* **AIM OF THE TASK**:
Everything in the listing except the pictures should be written out exactly.

..........

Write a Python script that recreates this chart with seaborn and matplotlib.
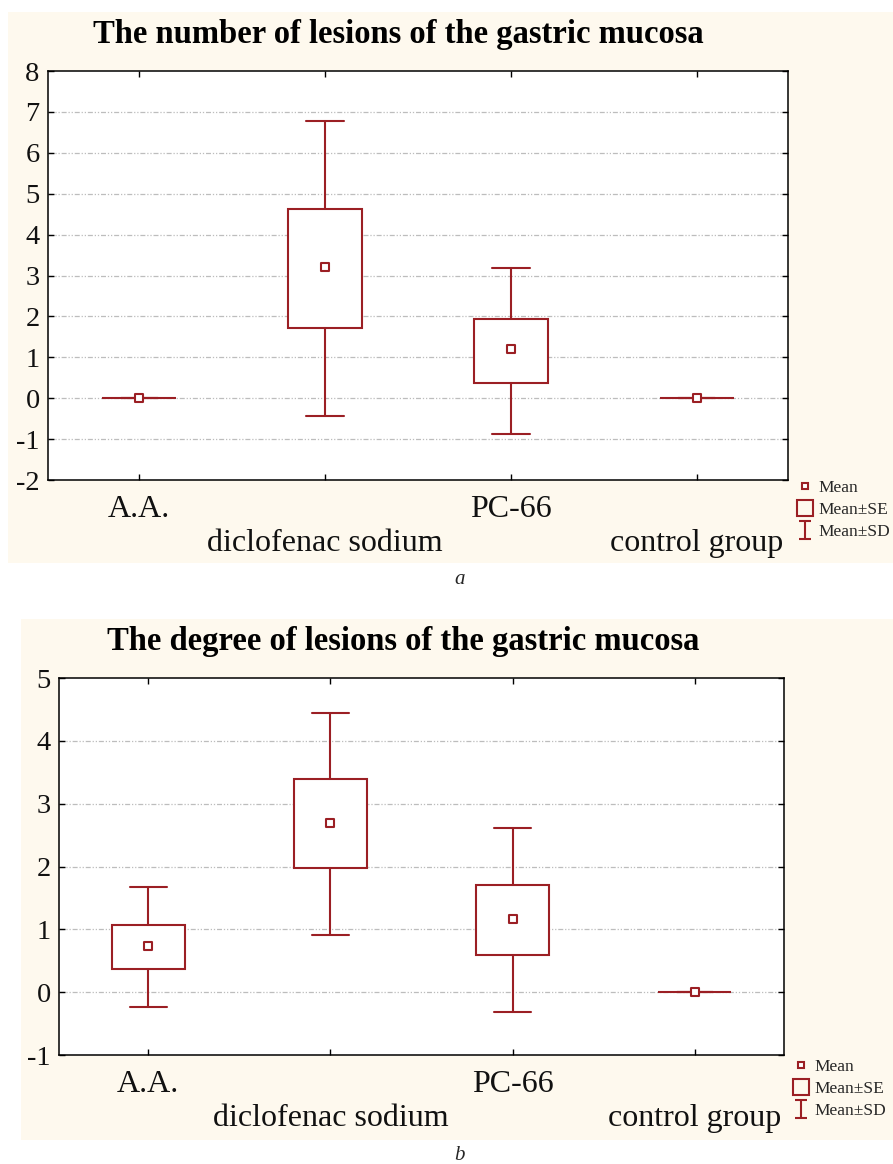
import numpy as np
import matplotlib
matplotlib.use('Agg')
import matplotlib.pyplot as plt
from matplotlib.patches import Rectangle
from matplotlib.lines import Line2D
from matplotlib.path import Path
import seaborn as sns

# groups on the x axis
groups = ['A.A.', 'diclofenac sodium', 'PC-66', 'control group']

# panel a: number of lesions (mean, mean±SE, mean±SD)
number_mean = [0.0, 3.2, 1.2, 0.0]
number_se_lo = [0.0, 1.72, 0.37, 0.0]
number_se_hi = [0.0, 4.63, 1.93, 0.0]
number_sd_lo = [0.0, -0.43, -0.88, 0.0]
number_sd_hi = [0.0, 6.78, 3.19, 0.0]

# panel b: degree of lesions
degree_mean = [0.73, 2.69, 1.16, 0.0]
degree_se_lo = [0.37, 1.97, 0.60, 0.0]
degree_se_hi = [1.07, 3.39, 1.71, 0.0]
degree_sd_lo = [-0.23, 0.91, -0.31, 0.0]
degree_sd_hi = [1.68, 4.44, 2.62, 0.0]

RED = '#9b1f24'
CREAM = '#fef9ee'
GRID = '#bdbdbd'

sns.set_style('ticks')
plt.rcParams['font.family'] = ['Liberation Serif', 'DejaVu Serif']
plt.rcParams['axes.unicode_minus'] = False

fig = plt.figure(figsize=(8.93, 11.64), dpi=100)
fig.patch.set_facecolor('white')

# cream panel backgrounds
fig.add_artist(Rectangle((0.009, 0.5163), 0.991, 0.4734, transform=fig.transFigure,
                         facecolor=CREAM, edgecolor='none', zorder=-10))
fig.add_artist(Rectangle((0.0235, 0.0206), 0.9765, 0.4476, transform=fig.transFigure,
                         facecolor=CREAM, edgecolor='none', zorder=-10))

ax_a = fig.add_axes([0.0538, 0.5876, 0.8286, 0.3514])
ax_b = fig.add_axes([0.0661, 0.0936, 0.8119, 0.3239])

# whisker "I" symbol for the legend
I_path = Path([(-0.6, 1), (0.6, 1), (0, 1), (0, -1), (-0.6, -1), (0.6, -1)],
              [Path.MOVETO, Path.LINETO, Path.MOVETO, Path.LINETO, Path.MOVETO, Path.LINETO])


def draw_panel(ax, mean, se_lo, se_hi, sd_lo, sd_hi, ylim, title, title_xy, leg_xy):
    pos = np.arange(len(groups))
    stats = []
    for i in range(len(groups)):
        stats.append({'med': mean[i], 'mean': mean[i], 'q1': se_lo[i], 'q3': se_hi[i],
                      'whislo': sd_lo[i], 'whishi': sd_hi[i], 'fliers': []})
    ax.set_facecolor('white')
    for y in range(ylim[0] + 1, ylim[1]):
        ax.axhline(y, color=GRID, lw=0.9, ls=(0, (4, 1.5, 1, 1.5, 1, 1.5)), zorder=0)
    line = dict(color=RED, lw=1.5)
    ax.bxp(stats, positions=pos, widths=0.4, capwidths=0.2, showfliers=False,
           patch_artist=True, manage_ticks=False,
           boxprops=dict(facecolor='white', edgecolor=RED, lw=1.5),
           whiskerprops=line, capprops=line, medianprops=dict(linestyle='none'),
           zorder=2)
    sns.scatterplot(x=pos, y=mean, ax=ax, marker='s', s=26, color='white',
                    edgecolor=RED, linewidth=1.5, zorder=5, legend=False)

    ax.set_xlim(-0.49, len(groups) - 0.51)
    ax.set_ylim(*ylim)
    ax.set_yticks(range(ylim[0], ylim[1] + 1))
    ax.set_xticks(pos)
    ax.set_xticklabels([g if i % 2 == 0 else '\n' + g for i, g in enumerate(groups)])
    ax.tick_params(axis='both', direction='in', length=4, width=1, color='black',
                   top=True, right=True)
    ax.tick_params(axis='y', labelsize=20.5, pad=6, labelcolor='#111111')
    ax.tick_params(axis='x', labelsize=23, pad=11, labelcolor='#111111')
    for lab in ax.get_xticklabels():
        lab.set_linespacing(1.22)
    for sp in ax.spines.values():
        sp.set_visible(True)
        sp.set_color('black')
        sp.set_linewidth(1.1)
    ax.set_xlabel('')
    ax.set_ylabel('')

    ax.text(title_xy[0], title_xy[1], title, transform=ax.transAxes, ha='center',
            va='baseline', fontsize=23.5, fontweight='bold', color='black')

    handles = [
        Line2D([], [], ls='', marker='s', ms=4.5, mfc='white', mec=RED, mew=1.5),
        Line2D([], [], ls='', marker='s', ms=12, mfc='none', mec=RED, mew=1.5),
        Line2D([], [], ls='', marker=I_path, ms=13.5, mec=RED, mew=1.5),
    ]
    ax.legend(handles, ['Mean', 'Mean±SE', 'Mean±SD'], loc='upper left',
              bbox_to_anchor=leg_xy, frameon=False, fontsize=12.5,
              handlelength=0.9, handletextpad=0.35, labelspacing=0.32,
              borderpad=0, borderaxespad=0)


draw_panel(ax_a, number_mean, number_se_lo, number_se_hi, number_sd_lo, number_sd_hi,
           (-2, 8), 'The number of lesions of the gastric mucosa', (0.473, 1.068),
           (1.012, 0.0))
draw_panel(ax_b, degree_mean, degree_se_lo, degree_se_hi, degree_sd_lo, degree_sd_hi,
           (-1, 5), 'The degree of lesions of the gastric mucosa', (0.474, 1.074),
           (1.012, -0.011))

fig.text(460 / 893, 1 - 580 / 1164, 'a', ha='center', va='center', fontsize=15,
         style='italic')
fig.text(459 / 893, 1 - 1155 / 1164, 'b', ha='center', va='center', fontsize=15,
         style='italic')

fig.savefig('out.png', dpi=100)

..........

* **THE ANSWER**:
Write a Python script that recreates this chart with seaborn and matplotlib.
import numpy as np
import matplotlib
matplotlib.use('Agg')
import matplotlib.pyplot as plt
from matplotlib.patches import Rectangle
from matplotlib.lines import Line2D
from matplotlib.path import Path
import seaborn as sns

# groups on the x axis
groups = ['A.A.', 'diclofenac sodium', 'PC-66', 'control group']

# panel a: number of lesions (mean, mean±SE, mean±SD)
number_mean = [0.0, 3.2, 1.2, 0.0]
number_se_lo = [0.0, 1.72, 0.37, 0.0]
number_se_hi = [0.0, 4.63, 1.93, 0.0]
number_sd_lo = [0.0, -0.43, -0.88, 0.0]
number_sd_hi = [0.0, 6.78, 3.19, 0.0]

# panel b: degree of lesions
degree_mean = [0.73, 2.69, 1.16, 0.0]
degree_se_lo = [0.37, 1.97, 0.60, 0.0]
degree_se_hi = [1.07, 3.39, 1.71, 0.0]
degree_sd_lo = [-0.23, 0.91, -0.31, 0.0]
degree_sd_hi = [1.68, 4.44, 2.62, 0.0]

RED = '#9b1f24'
CREAM = '#fef9ee'
GRID = '#bdbdbd'

sns.set_style('ticks')
plt.rcParams['font.family'] = ['Liberation Serif', 'DejaVu Serif']
plt.rcParams['axes.unicode_minus'] = False

fig = plt.figure(figsize=(8.93, 11.64), dpi=100)
fig.patch.set_facecolor('white')

# cream panel backgrounds
fig.add_artist(Rectangle((0.009, 0.5163), 0.991, 0.4734, transform=fig.transFigure,
                         facecolor=CREAM, edgecolor='none', zorder=-10))
fig.add_artist(Rectangle((0.0235, 0.0206), 0.9765, 0.4476, transform=fig.transFigure,
                         facecolor=CREAM, edgecolor='none', zorder=-10))

ax_a = fig.add_axes([0.0538, 0.5876, 0.8286, 0.3514])
ax_b = fig.add_axes([0.0661, 0.0936, 0.8119, 0.3239])

# whisker "I" symbol for the legend
I_path = Path([(-0.6, 1), (0.6, 1), (0, 1), (0, -1), (-0.6, -1), (0.6, -1)],
              [Path.MOVETO, Path.LINETO, Path.MOVETO, Path.LINETO, Path.MOVETO, Path.LINETO])


def draw_panel(ax, mean, se_lo, se_hi, sd_lo, sd_hi, ylim, title, title_xy, leg_xy):
    pos = np.arange(len(groups))
    stats = []
    for i in range(len(groups)):
        stats.append({'med': mean[i], 'mean': mean[i], 'q1': se_lo[i], 'q3': se_hi[i],
                      'whislo': sd_lo[i], 'whishi': sd_hi[i], 'fliers': []})
    ax.set_facecolor('white')
    for y in range(ylim[0] + 1, ylim[1]):
        ax.axhline(y, color=GRID, lw=0.9, ls=(0, (4, 1.5, 1, 1.5, 1, 1.5)), zorder=0)
    line = dict(color=RED, lw=1.5)
    ax.bxp(stats, positions=pos, widths=0.4, capwidths=0.2, showfliers=False,
           patch_artist=True, manage_ticks=False,
           boxprops=dict(facecolor='white', edgecolor=RED, lw=1.5),
           whiskerprops=line, capprops=line, medianprops=dict(linestyle='none'),
           zorder=2)
    sns.scatterplot(x=pos, y=mean, ax=ax, marker='s', s=26, color='white',
                    edgecolor=RED, linewidth=1.5, zorder=5, legend=False)

    ax.set_xlim(-0.49, len(groups) - 0.51)
    ax.set_ylim(*ylim)
    ax.set_yticks(range(ylim[0], ylim[1] + 1))
    ax.set_xticks(pos)
    ax.set_xticklabels([g if i % 2 == 0 else '\n' + g for i, g in enumerate(groups)])
    ax.tick_params(axis='both', direction='in', length=4, width=1, color='black',
                   top=True, right=True)
    ax.tick_params(axis='y', labelsize=20.5, pad=6, labelcolor='#111111')
    ax.tick_params(axis='x', labelsize=23, pad=11, labelcolor='#111111')
    for lab in ax.get_xticklabels():
        lab.set_linespacing(1.22)
    for sp in ax.spines.values():
        sp.set_visible(True)
        sp.set_color('black')
        sp.set_linewidth(1.1)
    ax.set_xlabel('')
    ax.set_ylabel('')

    ax.text(title_xy[0], title_xy[1], title, transform=ax.transAxes, ha='center',
            va='baseline', fontsize=23.5, fontweight='bold', color='black')

    handles = [
        Line2D([], [], ls='', marker='s', ms=4.5, mfc='white', mec=RED, mew=1.5),
        Line2D([], [], ls='', marker='s', ms=12, mfc='none', mec=RED, mew=1.5),
        Line2D([], [], ls='', marker=I_path, ms=13.5, mec=RED, mew=1.5),
    ]
    ax.legend(handles, ['Mean', 'Mean±SE', 'Mean±SD'], loc='upper left',
              bbox_to_anchor=leg_xy, frameon=False, fontsize=12.5,
              handlelength=0.9, handletextpad=0.35, labelspacing=0.32,
              borderpad=0, borderaxespad=0)


draw_panel(ax_a, number_mean, number_se_lo, number_se_hi, number_sd_lo, number_sd_hi,
           (-2, 8), 'The number of lesions of the gastric mucosa', (0.473, 1.068),
           (1.012, 0.0))
draw_panel(ax_b, degree_mean, degree_se_lo, degree_se_hi, degree_sd_lo, degree_sd_hi,
           (-1, 5), 'The degree of lesions of the gastric mucosa', (0.474, 1.074),
           (1.012, -0.011))

fig.text(460 / 893, 1 - 580 / 1164, 'a', ha='center', va='center', fontsize=15,
         style='italic')
fig.text(459 / 893, 1 - 1155 / 1164, 'b', ha='center', va='center', fontsize=15,
         style='italic')

fig.savefig('out.png', dpi=100)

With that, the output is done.